The Square Pond


The area now known as The Dell. formerly the Square Pond.
The area now known as The Dell. formerly the Square Pond.

The Square Pond is first depicted on Cradock’s Map of 1725 as a rectangular water body with a path or causeway between it and the Ornamental Waters to the east. This suggests that this pond was constructed alongside the Ornamental Water, and may have been the first of the Serpentine Lakes to be completed.

The pond is depicted in broadly the same way on later maps, which appear to suggest that it was still being maintained in 1799 and, perhaps as late as 1813. However, it had gone by 1815, when Doyley shows its site as occupied by a plantation labelled as ‘New Grove’. The 1815 Map depicts one small channel running across from the eastern side of the pond – this is also depicted on later maps, and survives today. Substantial earthworks marking the boundaries of this pond survive, with the interior being a deep hollow. This may provide clues to the earlier profile of the ground in this area. The surviving earthworks were recorded by the 1990 Debois Survey, and show up well on LiDAR.

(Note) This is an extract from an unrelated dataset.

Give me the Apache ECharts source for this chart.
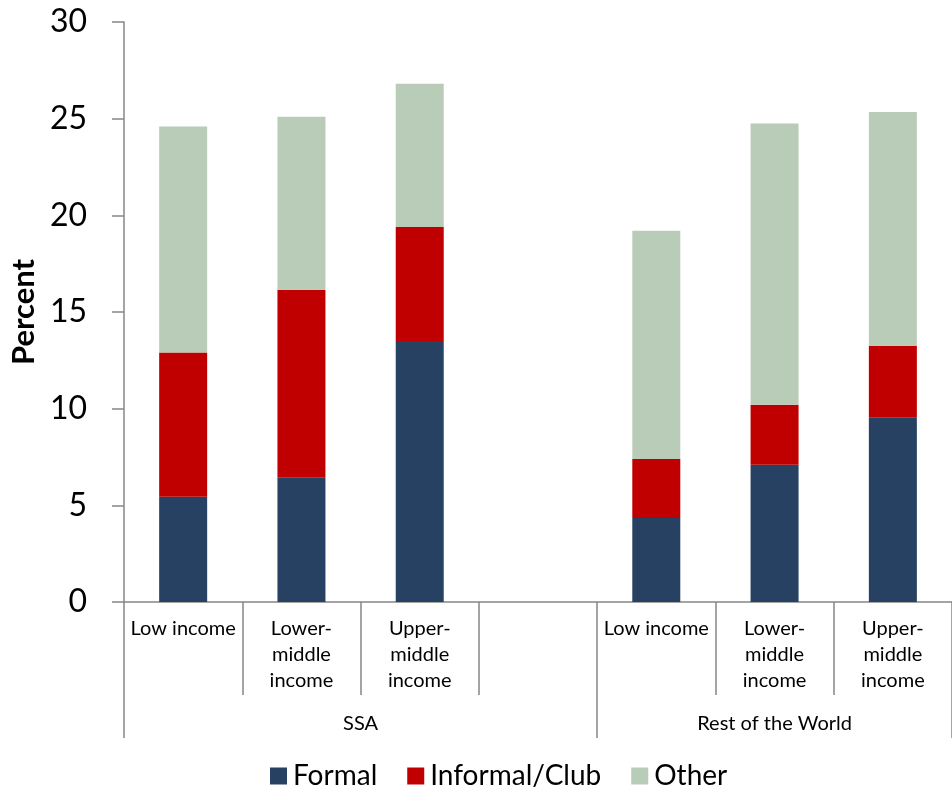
<!DOCTYPE html>
<html><head><meta charset="utf-8">
<script src="https://cdn.jsdelivr.net/npm/echarts@6/dist/echarts.min.js"></script>
<style>html,body{margin:0;padding:0;background:#fff}#c{width:952px;height:789px}</style>
</head><body><div id="c"></div>
<script>
const categories = ["Low income","Lower-\nmiddle\nincome","Upper-\nmiddle\nincome","","Low income","Lower-\nmiddle\nincome","Upper-\nmiddle\nincome"];
const groupNames = ["SSA","Rest of the World"];
const groupBoundaries = [0,4,7];
const groupCenters = [2,5.5];
const formal = [5.45, 6.45, 13.5, null, 4.35, 7.1, 9.55];
const informal = [7.45, 9.7, 5.9, null, 3.05, 3.1, 3.7];
const other = [11.7, 8.95, 7.4, null, 11.8, 14.55, 12.1];
const yTicks = [0,5,10,15,20,25,30];

const FONT = 'Lato';
const AX = '#868686';
const chart = echarts.init(document.getElementById('c'));
chart.setOption({
  animation:false,
  textStyle:{fontFamily:FONT},
  grid:{left:121,right:-2,top:22,bottom:187,containLabel:false},
  legend:{top:760,left:270,padding:0,itemWidth:17,itemHeight:17,itemGap:30,icon:'rect',
    textStyle:{fontSize:28,lineHeight:32,fontFamily:FONT,color:'#000',padding:[0,0,0,1]}},
  xAxis:[{
    type:'category',data:categories,
    axisLine:{lineStyle:{color:AX,width:1.5}},
    axisTick:{show:true,interval:0,length:93,lineStyle:{color:AX,width:1.5}},
    axisLabel:{interval:0,fontSize:20,lineHeight:26,color:'#000',margin:14,fontFamily:FONT}
  },{
    type:'value',min:0,max:7,position:'bottom',
    axisLine:{show:false},splitLine:{show:false},
    axisTick:{show:true,customValues:groupBoundaries,length:136,lineStyle:{color:AX,width:1.5}},
    axisLabel:{customValues:groupCenters,fontSize:20,color:'#000',margin:112,fontFamily:FONT,
      formatter:v=>groupNames[groupCenters.indexOf(v)]}
  }],
  yAxis:{
    type:'value',min:0,max:30,interval:5,
    name:'Percent',nameLocation:'middle',nameGap:76,
    nameTextStyle:{fontSize:31,fontWeight:'bold',color:'#000',fontFamily:FONT},
    axisLine:{show:true,lineStyle:{color:AX,width:1.5}},
    axisTick:{show:true,length:12,lineStyle:{color:AX,width:1.5}},
    splitLine:{show:false},
    axisLabel:{fontSize:32,color:'#000',margin:37,fontFamily:FONT,
      formatter:v=>yTicks.includes(v)?String(v):''}
  },
  series:[
    {name:'Formal',type:'bar',stack:'t',data:formal,barWidth:48,itemStyle:{color:'#264162'}},
    {name:'Informal/Club',type:'bar',stack:'t',data:informal,barWidth:48,itemStyle:{color:'#C00000'}},
    {name:'Other',type:'bar',stack:'t',data:other,barWidth:48,itemStyle:{color:'#B9CCB8'}}
  ]
});
</script></body></html>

In the 2013 Strategic Assessment, Compass Archaeology expressed the view that the Square Pond seems to be an unusual shape and size in comparison to the serpentine lakes to the west. They suggested that this pond might have earlier origins, possibly hinted at by the reference on the 1725 map of East Ham (Little Ilford and Wanstead) to a field named ‘Pond Close’ which occupied the eastern part of The Plain. Field names tended to be conservative, so this would be likely to pre-date the eighteenth century landscaping.

An alternative view is that some sort of earlier water body in this area was possible or even likely, based on the field name. However, the Square Pond as constructed could have been entirely new, and was simply designed to occupy an awkward space at the end of the valley occupied by the Perch Pond, which falls away here toward the flood plain of the River Roding. Its purpose would thus have been to partly mask the dam of its larger neighbour and create a transition to the Ornamental Water.